Ross has been through all the ups and down of the team traveling entering her ninth season as head coach. While known for keeping a cool head about issues with the players, she once forced a Philadelphia airport staff member into sending a bus to bring the team back to Syracuse at 11 p.m.

Regardless if the travel logistics work out, she says it’s the time together on the road that brings her team chemistry and not the day-to-day grind of coming and going to practice.

“The stories all come when you’re on the road,” Ross said.

Some evoke a bad memory, as was the case in the Philadelphia airport. Others may evoke another sense, like a five-hour bus ride last season that required the team to pull over to get fresh air after the bus driver “blew up the bathroom,” pitcher Lindsey Larkin said.

Having endured plenty of road trips entering her third season, Larkin is a part of a veteran core that has to keep the young nucleus of players prepared to handle the road. They often spend downtime in hotel lobbies studying as a team to keep up on missed schoolwork.

Larkin said it helps hold everyone accountable.

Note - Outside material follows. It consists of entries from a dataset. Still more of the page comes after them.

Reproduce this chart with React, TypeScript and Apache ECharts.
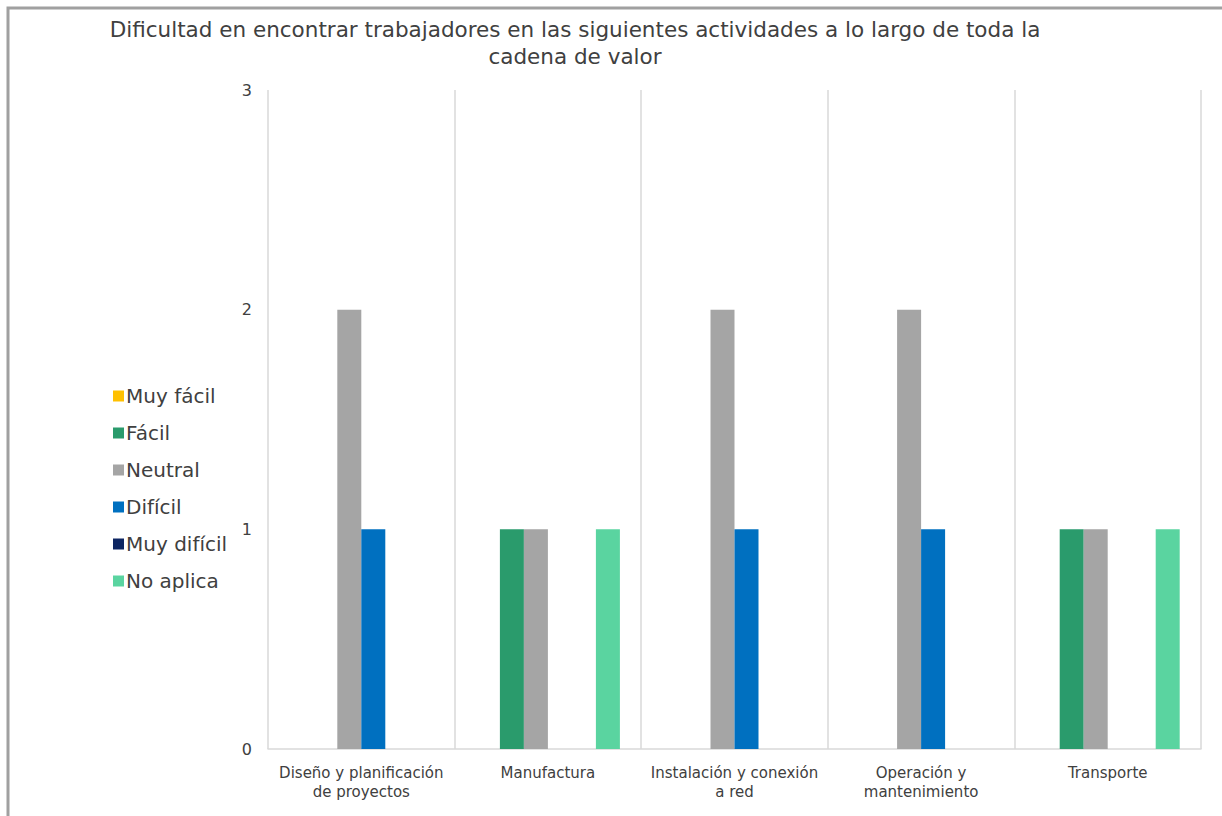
import React, { useEffect, useRef } from "react";
import * as echarts from "echarts";

const categories = [
  "Diseño y planificación\nde proyectos",
  "Manufactura",
  "Instalación y conexión\na red",
  "Operación y\nmantenimiento",
  "Transporte",
];
const seriesNames = ["Muy fácil", "Fácil", "Neutral", "Difícil", "Muy difícil", "No aplica"];
const muyFacil = [0, 0, 0, 0, 0];
const facil = [0, 1, 0, 0, 1];
const neutral = [2, 1, 2, 2, 1];
const dificil = [1, 0, 1, 1, 0];
const muyDificil = [0, 0, 0, 0, 0];
const noAplica = [0, 1, 0, 0, 1];
const colors = ["#FFC000", "#2A9B6C", "#A5A5A5", "#0070C0", "#0D2562", "#5AD4A0"];
const titleText =
  "Dificultad en encontrar trabajadores en las siguientes actividades a lo largo de toda la\ncadena de valor";

const FONT = "'DejaVu Sans', sans-serif";

export default function App() {
  const ref = useRef<HTMLDivElement>(null);
  useEffect(() => {
    document.body.style.margin = "0";
    const chart = echarts.init(ref.current!, null, { renderer: "svg" });
    const values = [muyFacil, facil, neutral, dificil, muyDificil, noAplica];
    chart.setOption({
      animation: false,
      backgroundColor: "#ffffff",
      textStyle: { fontFamily: FONT },
      graphic: [
        {
          type: "rect",
          shape: { x: 8, y: 8, width: 1300, height: 900 },
          style: { fill: "none", stroke: "#A0A0A0", lineWidth: 3 },
          z: 100,
          silent: true,
        },
        {
          type: "text",
          x: 575,
          y: 16,
          style: {
            text: titleText,
            fontFamily: FONT,
            fontSize: 21.5,
            lineHeight: 27,
            fill: "#404040",
            align: "center",
            verticalAlign: "top",
          },
        },
      ],
      legend: {
        orient: "vertical",
        left: 108,
        top: 380,
        icon: "rect",
        itemWidth: 11,
        itemHeight: 11,
        itemGap: 15,
        data: seriesNames,
        textStyle: { fontSize: 20, lineHeight: 22, color: "#404040", fontFamily: FONT, padding: [0, 0, 0, -3] },
      },
      grid: { left: 268, right: 21, top: 90, bottom: 67, containLabel: false },
      xAxis: {
        type: "category",
        data: categories,
        boundaryGap: true,
        axisLine: { show: true, lineStyle: { color: "#D9D9D9", width: 1.5 } },
        axisTick: { show: false },
        splitLine: { show: true, lineStyle: { color: "#D9D9D9", width: 1.5 } },
        axisLabel: {
          interval: 0,
          fontSize: 15,
          lineHeight: 19,
          color: "#404040",
          margin: 14,
          fontFamily: FONT,
        },
      },
      yAxis: {
        type: "value",
        min: 0,
        max: 3,
        interval: 1,
        axisLine: { show: false },
        axisTick: { show: false },
        splitLine: { show: false },
        axisLabel: { fontSize: 16, color: "#404040", margin: 16, fontFamily: FONT },
      },
      series: seriesNames.map((name, i) => ({
        name,
        type: "bar",
        data: values[i],
        barWidth: 24,
        barGap: "0%",
        itemStyle: { color: colors[i] },
      })),
    });
    return () => chart.dispose();
  }, []);
  return <div ref={ref} style={{ width: 1222, height: 816 }} />;
}
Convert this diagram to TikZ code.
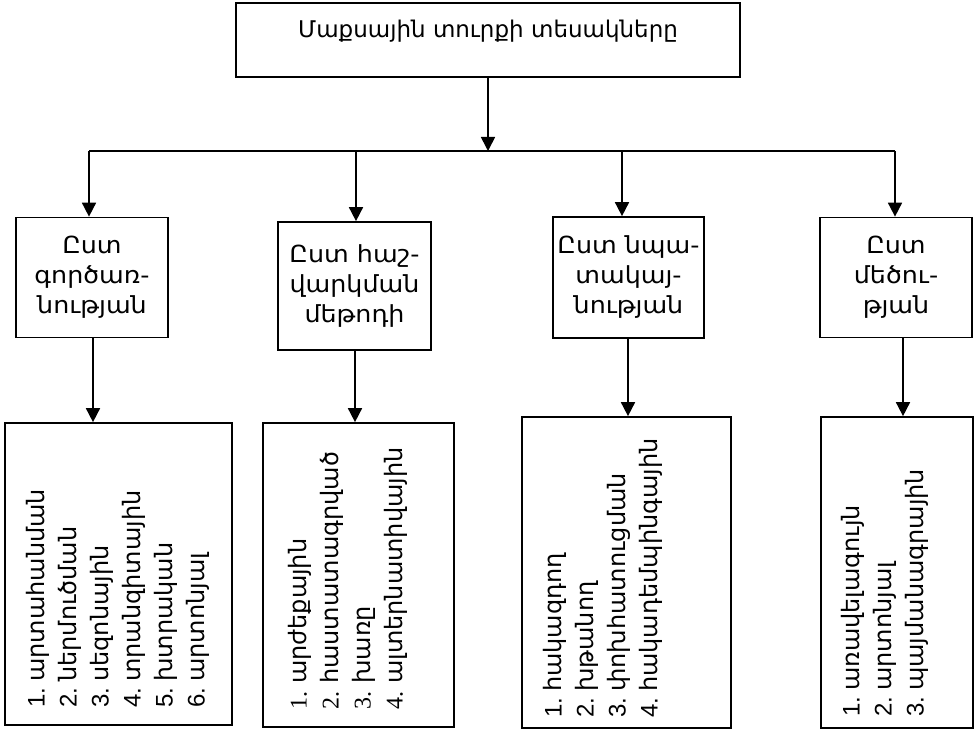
\documentclass[tikz,border=0pt]{standalone}
\usepackage{fontspec}
\setmainfont{DejaVu Sans}
\newfontfamily\headfont[FakeStretch=1.08]{DejaVu Sans}
\newfontfamily\numsans{Liberation Sans}
\newfontfamily\numserif{Liberation Serif}
\usetikzlibrary{arrows.meta}
\newcommand{\itm}[2]{\makebox[26pt][l]{#1}#2}
\begin{document}
\begin{tikzpicture}[x=1pt,y=-1pt,
  box/.style={draw, rectangle, inner sep=0pt, line width=1.7pt},
  arr/.style={-{Triangle[length=14pt,width=14pt]}, line width=1.7pt},
  ln/.style={line width=1.7pt},
  head/.style={font=\headfont\fontsize{23.5}{30}\selectfont, align=center},
  lst/.style={rotate=90, anchor=west, align=left, inner sep=0pt, font=\fontsize{24}{32}\selectfont}]
\useasboundingbox (0,0) rectangle (976,730);
% top box
\node[box, minimum width=504pt, text height=35pt, text depth=39pt, anchor=base,
      font=\fontsize{23}{28}\selectfont] (top) at (488,38) {Մաքսային տուրքի տեսակները};
\coordinate (j) at (488,151);
\coordinate (j1) at (89,151);
\coordinate (j2) at (356,151);
\coordinate (j3) at (622,151);
\coordinate (j4) at (895,151);
% second row
\node[box, head, minimum width=152pt, minimum height=120pt] (b1) at (92,277.5) {Ըստ\\գործառ-\\նության};
\node[box, head, minimum width=153pt, minimum height=128pt] (b2) at (354.5,286) {Ըստ հաշ-\\վարկման\\մեթոդի};
\node[box, head, minimum width=151pt, minimum height=121pt] (b3) at (628.5,277.5) {Ըստ նպա-\\տակայ-\\նության};
\node[box, head, minimum width=152pt, minimum height=120pt] (b4) at (896,277.5) {Ըստ\\մեծու-\\թյան};
% third row boxes
\node[box, minimum width=227pt, minimum height=302pt] (c1) at (118.5,574) {};
\node[box, minimum width=191pt, minimum height=304pt] (c2) at (358.5,575) {};
\node[box, minimum width=209pt, minimum height=311pt] (c3) at (626.5,572.5) {};
\node[box, minimum width=152pt, minimum height=311pt] (c4) at (897,572.5) {};
% third row texts
\node[lst] (t1) at (118,708) {\itm{\numsans 1.}{արտահանման}\\\itm{\numsans 2.}{ներմուծման}\\\itm{\numsans 3.}{սեզոնային}\\\itm{\numsans 4.}{տրանզիտային}\\\itm{\numsans 5.}{խտրական}\\\itm{\numsans 6.}{արտոնյալ}};
\node[lst] (t2) at (348,710) {\itm{\numserif 1.}{արժեքային}\\\itm{\numserif 2.}{հաստատագրված}\\\itm{\numserif 3.}{խառը}\\\itm{\numserif 4.}{ալտերնատիվային}};
\node[lst] (t3) at (603,718) {\itm{\numsans 1.}{հակազդող}\\\itm{\numsans 2.}{խթանող}\\\itm{\numsans 3.}{փոխհատուցման}\\\itm{\numsans 4.}{հակադեմպինգային}};
\node[lst] (t4) at (885,717) {\itm{\numsans 1.}{առավելագույն}\\\itm{\numsans 2.}{արտոնյալ}\\\itm{\numsans 3.}{պայմանագրային}};
% connectors
\draw[arr] (top.south) -- (j);
\draw[ln] (j1) -- (j4);
\draw[arr] (j1) -- (j1 |- b1.north);
\draw[arr] (j2) -- (j2 |- b2.north);
\draw[arr] (j3) -- (j3 |- b3.north);
\draw[arr] (j4) -- (j4 |- b4.north);
\coordinate (k1) at (93,0);
\coordinate (k2) at (355,0);
\coordinate (k3) at (628,0);
\coordinate (k4) at (903,0);
\draw[arr] (k1 |- b1.south) -- (k1 |- c1.north);
\draw[arr] (k2 |- b2.south) -- (k2 |- c2.north);
\draw[arr] (k3 |- b3.south) -- (k3 |- c3.north);
\draw[arr] (k4 |- b4.south) -- (k4 |- c4.north);
\end{tikzpicture}
\end{document}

But even after two full seasons worth of time on the road, she’s still learning how to keep track of everything.

“I’m an organized person as it is but you learn you’re not as organized as you think,” Larkin said. “You’re not on top of things as you think.”

She a plays a role for players like Syracuse’s freshman starting shortstop Sammy Fernandez, who said packing was the most stressful part of the intimidating process.

Her biggest fear is forgetting what she checks most often: her equipment. Everything will come to a screeching halt for the .441-hitting freshman if she arrives in California on Friday without her helmet, elbow guard and glove, she said.

The limits of practicing in Manley Field House may cripple the team’s ability to take true ground balls or hit live batting practice. But Fernandez doesn’t think her team is at a disadvantage, because the team has been successful in years past with a similar stretch of games.

“This is our favorite time of the year, this is what we work for,” Larkin said. “Travel is everything we look up to. We work every day to get out of Manley and out onto a field and play teams that are making us better.”

Correction: In an original version of this story, the amount of games in Syracuse’s schedule was incorrect. SU plays 55 games this season. The Daily Orange regrets this error.